As one of the most common types of photography, portrait photography is a huge field with a lot of moving parts. The definition for this form of photography being that portrait photos focus on a person’s face – the main focus of portraits. A portrait doesn’t necessarily have a set pattern. There is no one way to define the portrait for someone. Some photographers prefer candid shots while other photographers work with people in studios to get a clean, polished photo. If you’re interested in learning more about what portrait photography is then check out some of the facts and guidelines below to learn more the art form.
No one size fits all and the same goes for portraits. While the most popular type of portrait is the posed, studio portrait, more candid shots are quickly becoming the shot of choice for many clients. Portrait types come in a lot of different forms. There are environment shots where the model is in their element – say at work or with family members at home. Glamour portraits are often filled with the glitz and glam of Hollywood. There are countless spins on traditional portraitures.
There is no true location for portrait photographers to shoot in. Some stuck to the studio, many prefer to be inside where the lighting can be manipulated perfectly, and other photographers love to be out and about shooting with natural lighting around. Depending on what your model is looking for, portrait photography isn’t a one-place type of form. So long as you have an experienced photographer with an adept grasp of how to shoot outdoors, the possibilities are endless.

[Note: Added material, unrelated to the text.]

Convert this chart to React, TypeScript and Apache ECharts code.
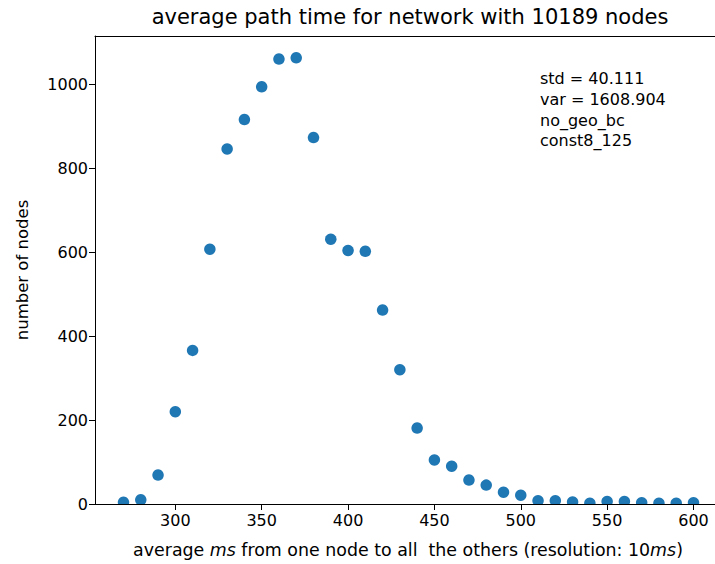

While many photographers can quickly snap a portrait for most people, there is a bit of challenge thrown in when a photographer truly wants to make an impact. Portraitures are known to be some of the most inspiring pieces of art in the world. A quick snapshot of someone across the globe can have a huge impact in the world of photography. Think of Steve McCurry’s “Green Eyes” photo, Yousuf Karsh’s shot of a grumpy Winston Churchill – upset that Karsh took his cigar away -, and the infamous Migrant Mother shot captured by Dorothea Lange. The challenge of any portraiture is to capture something of silent value.
There are as many reasons to take a portrait as there are types of portraits. Look on the walls of ancient castles and you’ll find portraits of nobility in their finest clothing with prized possessions surrounding them. Portraits have been around for as long as artists have been painting and drawing. The reason for portrait photography is to capture the image of someone for one reason or another. Portraits can capture a family in play, the birth of a child, politicians, leaders, grief, triumph, and a host of other human emotions. It allows the audience to connect with an image almost immediately.